• [Provided data]
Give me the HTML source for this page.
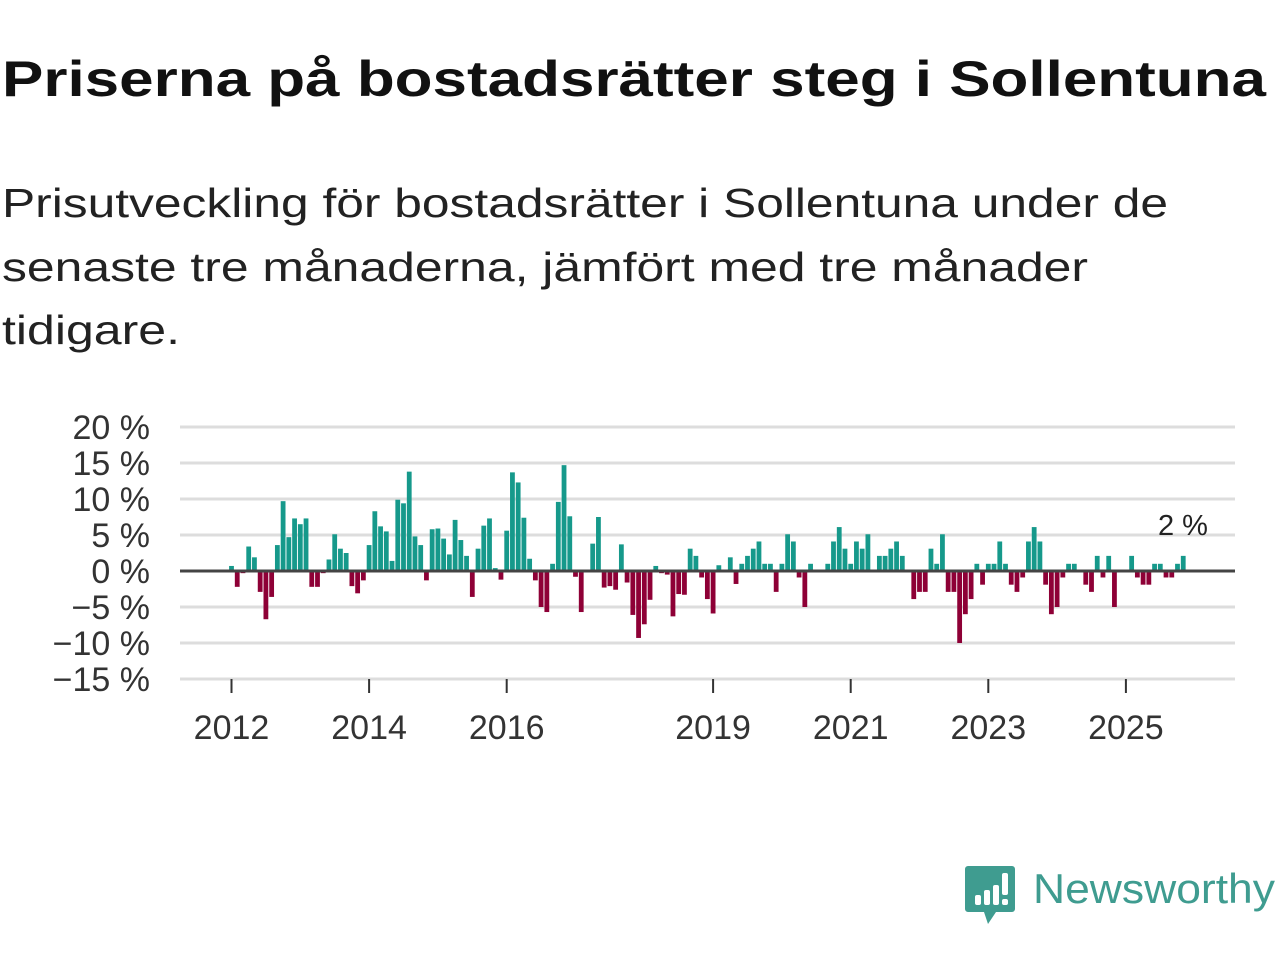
<!DOCTYPE html>
<html><head><meta charset="utf-8"><style>
html,body{margin:0;padding:0;background:#fff;width:1280px;height:960px;overflow:hidden}
svg{display:block;font-family:"Liberation Sans",sans-serif}
</style></head><body>
<svg id="chart" width="1280" height="960" viewBox="0 0 1280 960">
<text x="2" y="96" font-size="50" font-weight="bold" fill="#111" textLength="1264" lengthAdjust="spacingAndGlyphs">Priserna på bostadsrätter steg i Sollentuna</text>
<g font-size="41" fill="#222">
<text x="2" y="217" textLength="1166" lengthAdjust="spacingAndGlyphs">Prisutveckling för bostadsrätter i Sollentuna under de</text>
<text x="2" y="281" textLength="1086" lengthAdjust="spacingAndGlyphs">senaste tre månaderna, jämfört med tre månader</text>
<text x="2" y="344" textLength="178" lengthAdjust="spacingAndGlyphs">tidigare.</text>
</g>
<g id="grid"></g>
<g id="yticks"></g>
<g id="xticks"></g>
<g id="bars"></g>
<line x1="180" x2="1235" y1="571" y2="571" stroke="#444" stroke-width="3"/>
<text id="lastlabel" x="1183" y="535" font-size="29" text-anchor="middle" fill="#222">2 %</text>
<g>
<path d="M968 866 h44 a3 3 0 0 1 3 3 v40 a3 3 0 0 1 -3 3 h-16 l-8 12 l-4 -12 h-16 a3 3 0 0 1 -3 -3 v-40 a3 3 0 0 1 3 -3z" fill="#3f9c90"/>
<rect x="975" y="895" width="6" height="10" rx="2" fill="#fff"/>
<rect x="984" y="890" width="6" height="15" rx="2" fill="#fff"/>
<rect x="993" y="885" width="6" height="20" rx="2" fill="#fff"/>
<rect x="1002" y="873" width="6" height="22" rx="2" fill="#fff"/>
<rect x="1002" y="899" width="6" height="6" rx="2" fill="#fff"/>
<text x="1033" y="903" font-size="42" fill="#3f9c90" textLength="242" lengthAdjust="spacingAndGlyphs">Newsworthy</text>
</g>
</svg>
<script>
const values = [0.7,-2.2,-0.3,3.4,1.9,-2.9,-6.7,-3.6,3.6,9.7,4.7,7.3,6.5,7.3,-2.2,-2.2,-0.3,1.6,5.1,3.1,2.5,-2.1,-3.1,-1.3,3.6,8.3,6.2,5.5,1.4,9.9,9.4,13.8,4.8,3.6,-1.3,5.8,5.9,4.5,2.3,7.1,4.3,2.1,-3.6,3.1,6.3,7.3,0.4,-1.2,5.6,13.7,12.3,7.4,1.7,-1.3,-5.0,-5.7,1.0,9.6,14.7,7.6,-0.8,-5.7,0,3.8,7.5,-2.3,-2.1,-2.6,3.7,-1.6,-6.1,-9.3,-7.4,-4.0,0.7,-0.3,-0.5,-6.3,-3.2,-3.3,3.1,2.1,-0.9,-3.9,-5.9,0.8,0,1.9,-1.8,1.0,2.1,3.1,4.1,1.0,1.0,-2.9,1.0,5.1,4.1,-0.9,-5.0,1.0,0,0,1.0,4.1,6.1,3.1,1.0,4.1,3.1,5.1,0,2.1,2.1,3.1,4.1,2.1,0,-3.9,-2.9,-2.9,3.1,1.0,5.1,-2.9,-2.9,-10.0,-6.0,-3.9,1.0,-1.9,1.0,1.0,4.1,1.0,-1.9,-2.9,-0.9,4.1,6.1,4.1,-1.9,-6.0,-5.0,-0.9,1.0,1.0,0,-1.9,-2.9,2.1,-0.9,2.1,-5.0,0,0,2.1,-0.9,-1.9,-1.9,1.0,1.0,-0.9,-0.9,1.0,2.1];
const yTicks = [20,15,10,5,0,-5,-10,-15];
const yTickLabels = ["20 %","15 %","10 %","5 %","0 %","\u22125 %","\u221210 %","\u221215 %"];
const xYears = [2012,2014,2016,2019,2021,2023,2025];
const startYear = 2012;
const NS="http://www.w3.org/2000/svg";
function y(v){return 571 - v*7.2;}
function x(monthIndex){return 231.5 + monthIndex*68.8/12;}
const grid=document.getElementById('grid'), yt=document.getElementById('yticks'), xt=document.getElementById('xticks'), bars=document.getElementById('bars');
yTicks.forEach((t,i)=>{
  const l=document.createElementNS(NS,'line');
  l.setAttribute('x1',180);l.setAttribute('x2',1235);l.setAttribute('y1',y(t));l.setAttribute('y2',y(t));
  l.setAttribute('stroke','#ddd');l.setAttribute('stroke-width','3');
  
  
  grid.appendChild(l);
  const tx=document.createElementNS(NS,'text');
  tx.setAttribute('x',150);tx.setAttribute('y',y(t)+12);tx.setAttribute('text-anchor','end');
  tx.setAttribute('font-size','34');tx.setAttribute('fill','#333');
  tx.textContent=yTickLabels[i];
  
  
  yt.appendChild(tx);
});
xYears.forEach(yr=>{
  const px=x((yr-startYear)*12);
  const l=document.createElementNS(NS,'line');
  l.setAttribute('x1',px);l.setAttribute('x2',px);l.setAttribute('y1',679);l.setAttribute('y2',693);
  l.setAttribute('stroke','#333');l.setAttribute('stroke-width','2');
  
  
  xt.appendChild(l);
  const tx=document.createElementNS(NS,'text');
  tx.setAttribute('x',px);tx.setAttribute('y',739);tx.setAttribute('text-anchor','middle');
  tx.setAttribute('font-size','34');tx.setAttribute('fill','#333');
  tx.textContent=yr;
  
  
  xt.appendChild(tx);
});
values.forEach((v,i)=>{
  if(v===0) return;
  const r=document.createElementNS(NS,'rect');
  const cx=x(i);
  r.setAttribute('x',cx-2.4);r.setAttribute('width',4.8);
  r.setAttribute('y',Math.min(y(v),y(0)));r.setAttribute('height',Math.abs(y(v)-y(0)));
  r.setAttribute('fill',v>0?'#16998b':'#8e0036');
  
  
  bars.appendChild(r);
});
</script>
</body></html>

• [Given instruction] Quote the data above in full and without alteration; skip the pictures.

• [Complete answer]
Give me the HTML source for this page.
<!DOCTYPE html>
<html><head><meta charset="utf-8"><style>
html,body{margin:0;padding:0;background:#fff;width:1280px;height:960px;overflow:hidden}
svg{display:block;font-family:"Liberation Sans",sans-serif}
</style></head><body>
<svg id="chart" width="1280" height="960" viewBox="0 0 1280 960">
<text x="2" y="96" font-size="50" font-weight="bold" fill="#111" textLength="1264" lengthAdjust="spacingAndGlyphs">Priserna på bostadsrätter steg i Sollentuna</text>
<g font-size="41" fill="#222">
<text x="2" y="217" textLength="1166" lengthAdjust="spacingAndGlyphs">Prisutveckling för bostadsrätter i Sollentuna under de</text>
<text x="2" y="281" textLength="1086" lengthAdjust="spacingAndGlyphs">senaste tre månaderna, jämfört med tre månader</text>
<text x="2" y="344" textLength="178" lengthAdjust="spacingAndGlyphs">tidigare.</text>
</g>
<g id="grid"></g>
<g id="yticks"></g>
<g id="xticks"></g>
<g id="bars"></g>
<line x1="180" x2="1235" y1="571" y2="571" stroke="#444" stroke-width="3"/>
<text id="lastlabel" x="1183" y="535" font-size="29" text-anchor="middle" fill="#222">2 %</text>
<g>
<path d="M968 866 h44 a3 3 0 0 1 3 3 v40 a3 3 0 0 1 -3 3 h-16 l-8 12 l-4 -12 h-16 a3 3 0 0 1 -3 -3 v-40 a3 3 0 0 1 3 -3z" fill="#3f9c90"/>
<rect x="975" y="895" width="6" height="10" rx="2" fill="#fff"/>
<rect x="984" y="890" width="6" height="15" rx="2" fill="#fff"/>
<rect x="993" y="885" width="6" height="20" rx="2" fill="#fff"/>
<rect x="1002" y="873" width="6" height="22" rx="2" fill="#fff"/>
<rect x="1002" y="899" width="6" height="6" rx="2" fill="#fff"/>
<text x="1033" y="903" font-size="42" fill="#3f9c90" textLength="242" lengthAdjust="spacingAndGlyphs">Newsworthy</text>
</g>
</svg>
<script>
const values = [0.7,-2.2,-0.3,3.4,1.9,-2.9,-6.7,-3.6,3.6,9.7,4.7,7.3,6.5,7.3,-2.2,-2.2,-0.3,1.6,5.1,3.1,2.5,-2.1,-3.1,-1.3,3.6,8.3,6.2,5.5,1.4,9.9,9.4,13.8,4.8,3.6,-1.3,5.8,5.9,4.5,2.3,7.1,4.3,2.1,-3.6,3.1,6.3,7.3,0.4,-1.2,5.6,13.7,12.3,7.4,1.7,-1.3,-5.0,-5.7,1.0,9.6,14.7,7.6,-0.8,-5.7,0,3.8,7.5,-2.3,-2.1,-2.6,3.7,-1.6,-6.1,-9.3,-7.4,-4.0,0.7,-0.3,-0.5,-6.3,-3.2,-3.3,3.1,2.1,-0.9,-3.9,-5.9,0.8,0,1.9,-1.8,1.0,2.1,3.1,4.1,1.0,1.0,-2.9,1.0,5.1,4.1,-0.9,-5.0,1.0,0,0,1.0,4.1,6.1,3.1,1.0,4.1,3.1,5.1,0,2.1,2.1,3.1,4.1,2.1,0,-3.9,-2.9,-2.9,3.1,1.0,5.1,-2.9,-2.9,-10.0,-6.0,-3.9,1.0,-1.9,1.0,1.0,4.1,1.0,-1.9,-2.9,-0.9,4.1,6.1,4.1,-1.9,-6.0,-5.0,-0.9,1.0,1.0,0,-1.9,-2.9,2.1,-0.9,2.1,-5.0,0,0,2.1,-0.9,-1.9,-1.9,1.0,1.0,-0.9,-0.9,1.0,2.1];
const yTicks = [20,15,10,5,0,-5,-10,-15];
const yTickLabels = ["20 %","15 %","10 %","5 %","0 %","\u22125 %","\u221210 %","\u221215 %"];
const xYears = [2012,2014,2016,2019,2021,2023,2025];
const startYear = 2012;
const NS="http://www.w3.org/2000/svg";
function y(v){return 571 - v*7.2;}
function x(monthIndex){return 231.5 + monthIndex*68.8/12;}
const grid=document.getElementById('grid'), yt=document.getElementById('yticks'), xt=document.getElementById('xticks'), bars=document.getElementById('bars');
yTicks.forEach((t,i)=>{
  const l=document.createElementNS(NS,'line');
  l.setAttribute('x1',180);l.setAttribute('x2',1235);l.setAttribute('y1',y(t));l.setAttribute('y2',y(t));
  l.setAttribute('stroke','#ddd');l.setAttribute('stroke-width','3');
  
  
  grid.appendChild(l);
  const tx=document.createElementNS(NS,'text');
  tx.setAttribute('x',150);tx.setAttribute('y',y(t)+12);tx.setAttribute('text-anchor','end');
  tx.setAttribute('font-size','34');tx.setAttribute('fill','#333');
  tx.textContent=yTickLabels[i];
  
  
  yt.appendChild(tx);
});
xYears.forEach(yr=>{
  const px=x((yr-startYear)*12);
  const l=document.createElementNS(NS,'line');
  l.setAttribute('x1',px);l.setAttribute('x2',px);l.setAttribute('y1',679);l.setAttribute('y2',693);
  l.setAttribute('stroke','#333');l.setAttribute('stroke-width','2');
  
  
  xt.appendChild(l);
  const tx=document.createElementNS(NS,'text');
  tx.setAttribute('x',px);tx.setAttribute('y',739);tx.setAttribute('text-anchor','middle');
  tx.setAttribute('font-size','34');tx.setAttribute('fill','#333');
  tx.textContent=yr;
  
  
  xt.appendChild(tx);
});
values.forEach((v,i)=>{
  if(v===0) return;
  const r=document.createElementNS(NS,'rect');
  const cx=x(i);
  r.setAttribute('x',cx-2.4);r.setAttribute('width',4.8);
  r.setAttribute('y',Math.min(y(v),y(0)));r.setAttribute('height',Math.abs(y(v)-y(0)));
  r.setAttribute('fill',v>0?'#16998b':'#8e0036');
  
  
  bars.appendChild(r);
});
</script>
</body></html>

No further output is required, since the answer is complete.